POLITICS

Why cadre deployment must go

James Myburgh writes that, for its own sake, the ANC should scrap the practice

Musa Xulu presented a defence yesterday of the ANC's policy of deploying cadres to key positions within the state (see here). He stated that the ANC "deserves to appoint its own cadres in government, they have earned their stripes." And, argued that the ruling party's programme ran the risk of sabotage by disloyal officials. In order then to give effect to the mandate it received in April, the ANC must "choose cadres who understand its policies and above all have no hidden agendas."

The importance of this issue is only dimly understood, and as a result there is a basic lack of clarity about the key points of debate. The question, in this case, is not whether the opposition is trying to impose itself on the ANC, and thereby subvert the popular will, but whether the new government is actually going to be able to deliver on its electoral mandate.

It is by no means obvious that appointing "tried and tested cadres" will allow it to do so, given the ANC's own painful experiences over the past decade. The corruption, factionalism and decay in so many ANC controlled municipalities can be traced directly back to the party's decision in 1997 that "Political appointments at senior levels of the public service need to be extended to local government administration."

The alternative is also not well understood. The debate, such as it is, often gets sidetracked into a discussion of who should get appointed, not how appointments get made. The system which gradually diplaced the patronage or ‘spoils system' in Britain and America, from the mid-19th century onwards, was one of open competition for entry into the civil service, and selection and subsequent advancement determined "solely on the basis of relative ability, knowledge, and skills."

Crucially, power over appointments and promotions was (largely) taken out of the hands of politicians and placed in the care of a non-partisan civil service commission (see article). This is known, at least in the United States, as the ‘merit system.'

The implementation of this system in the British and American civil services solved problems those countries (and their intellectuals) have forgotten they ever had. As a result it is rarely a point of reference in discussions on how to arrest South Africa's decline, or reverse Africa's state of apparent perpetual underdevelopment.

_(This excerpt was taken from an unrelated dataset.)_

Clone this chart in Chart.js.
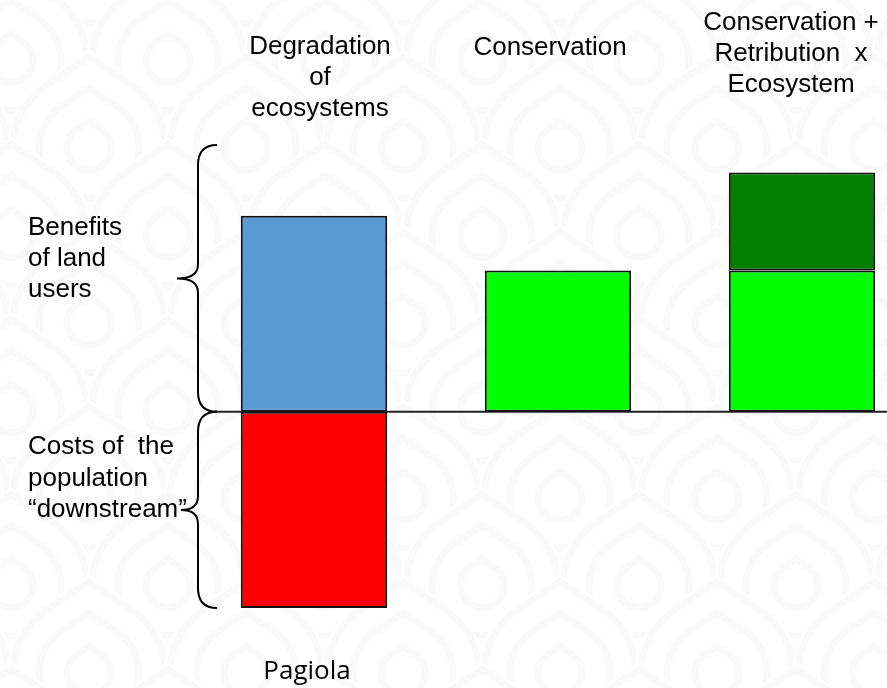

And yet, the pathologies described by the great civil service reformers in the United States and Britain should be familiar enough to South Africans, twelve years after the ANC formally got rid of merit as the overriding criterion in the appointment of public servants.

In 1868 Julius Bing, writing of the ‘spoils system' that prevailed in the United States at the time, stated that: "At present there is no organisation save that of corruption, no system save that of chaos; no test of integrity save that of partisanship; no test of qualification save that of intrigue."

It is a description that could be applied to many governmental organisations today and innumerable high level state and parastatal appointments over the past decade. One recent example that springs to mind is the decision by the Minister of Defence, Lindiwe Sisulu, to make Paul Ngobeni her legal advisor.

In 1924 the American academic Leonard White described the consequences of any imposition of political control over civil service appointments, and the subsequent outflow of technical expertise, as follows:

"[It is] reflected in poorly-built highways, which crumble under modern traffic conditions; in shoddy goods and worse than amateur service in state institutions, which should operate solely on the basis of public trustee for unfortunate or subnormal members of society; in high infant mortality rates and unnecessary suffering among those most dependent on the public service; in lax and fumbling enforcement of the law and in the sacrifice of the interests of the state or municipality. It is as unnecessary as it is impossible to translate these losses into dollars and cents; but it is as necessary now as ever before to insist that these losses are real and preventable."

This was at a time when patronage systems continued to prevail in many state and municipal governments in the U.S. As this passage illustrates, the consequences of that system then are strikingly similar to those which we are faced with now. White quoted with approval a memorandum submitted by lower level civil servants to the British Royal Commission on the Civil Service in 1915. It stated:

"The civil service is becoming more and more the indispensible servant of the community, and it is the business of the community to ensure that all who serve it are appointed on the score of capacity and character alone, and that those who reach the highest posts in the service shall do so by virtue of ability and merit. The inevitable result of any shortcoming in these matters will be weakness and failure."

The ANC is quite free to ignore the lessons of history, but they do so at their own peril (and ours). Unless patronage is weeded out of the civil service, starting at the top, all its grand plans for a developmental state able to provide decent services to the poor and marginalised will come to nought.